Section 44(4) of the Employment Act provides in part that:

Any of the following matters may amount to gross misconduct so as to justify the summary dismissal of an employee for lawful cause, but the enumeration of such matters or the decision of an employer to dismiss an employee summarily under subsection (3) shall not preclude an employer or an employee from respectively alleging or disputing whether the facts giving rise to the same, or whether any other matters not mentioned in this section, constitute justifiable or lawful grounds for the dismissal if—

  • without leave or other lawful cause, an employee absents himself from the place appointed for the performance of his work;
  • during working hours, by becoming or being intoxicated, an employee renders himself unwilling or incapable to perform his work properly;
  • an employee willfully neglects to perform any work which it was his duty to perform, or if he carelessly and improperly performs any work which from its nature it was his duty, under his contract, to have performed carefully and properly;
  • an employee uses abusive or insulting language, or behaves in a manner insulting, to his employer or to a person placed in authority over him by his employer;
  • an employee knowingly fails, or refuses, to obey a lawful and proper command which it was within the scope of his duty to obey, issued by his employer or a person placed in authority over him by his employer;
  • in the lawful exercise of any power of arrest given by or under any written law, an employee is arrested for a cognizable offence punishable by imprisonment and is not within fourteen days either released on bail or on bond or otherwise lawfully set at liberty; or
  • an employee commits, or on reasonable and sufficient grounds is suspected of having committed, a criminal offence against or to the substantial detriment of his employer or his employer’s property.

Although an employer is entitled to summarily dismiss an employee where such an employee grossly misconducts himself, the employer must avail to the affected employee a chance to answer the allegations set against him in an environment that adheres to the principles of natural justice. An employer must follow the procedure set out in Section 41 of the Employment Act to the letter:

  • Notification to employee

Other than in the case of probationary contracts, an employer shall, before terminating the employment of an employee, on the grounds of misconduct, poor performance or physical incapacity explain to the employee, in a language the employee understands, the reason for which the employer is considering termination and the employee shall be entitled to have another employee or a union representative of his choice present during this explanation.

  • Conduct a fair hearing

Before terminating the employment of an employee or summarily dismissing an employee, the employer shall hear and consider any representations which the employee or his chosen representative may make on the grounds of misconduct or poor performance.

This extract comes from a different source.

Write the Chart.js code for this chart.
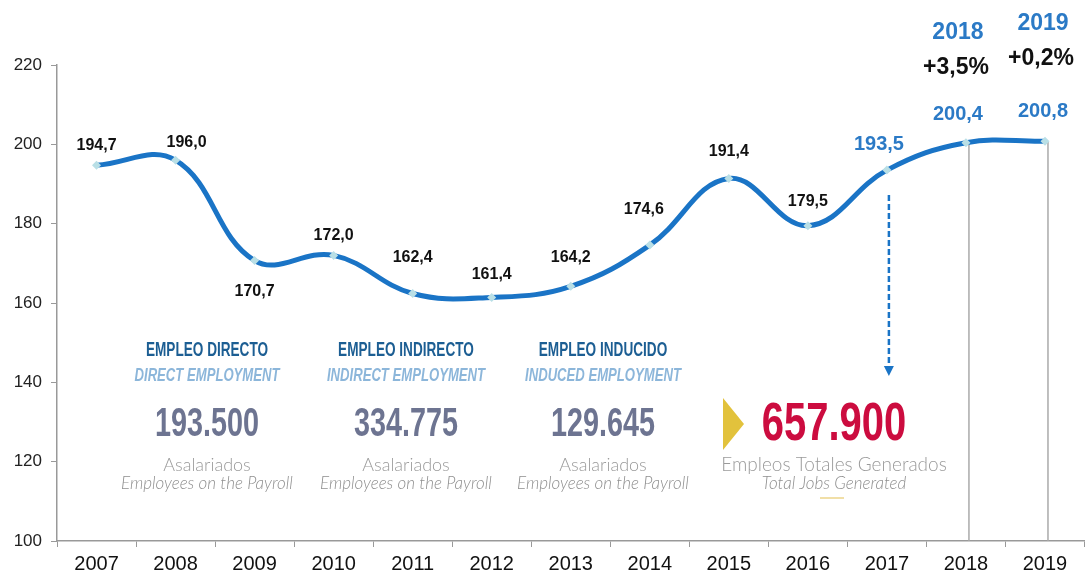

The Court of Appeal in the case of Standard Group Limited -v- Jenny Luesby[1] held that:

There are no exceptional circumstances that have been established by the respondent that the case against the claimant was so severe that she could not be accorded the basic minimum. That is, a notice and a hearing made before the summary dismissal. That hearing is as important as the law made it mandatory even in the worst case scenario where an employee grossly misconducts oneself. The right to hearing is what amounts to meeting the true tenets of natural justice. Such a hearing in an employment relationship should be conducted in the presence of the affected employee together with another employee of her choice as this is the true meaning of a fair hearing. However senior an employee is, where the case is that of misconduct, the seniority is not justification for failure to meet the mandatory provisions of the law. It remains a sacrosanct duty for an employer to uphold. This was denied of the claimant and I find this to be an unfair labour practice”.

The employer must therefore pay keen attention to the procedure laid out in law when it comes to addressing cases of gross misconduct or otherwise risk exposing themselves to a claim of unfair termination under the Employment Act.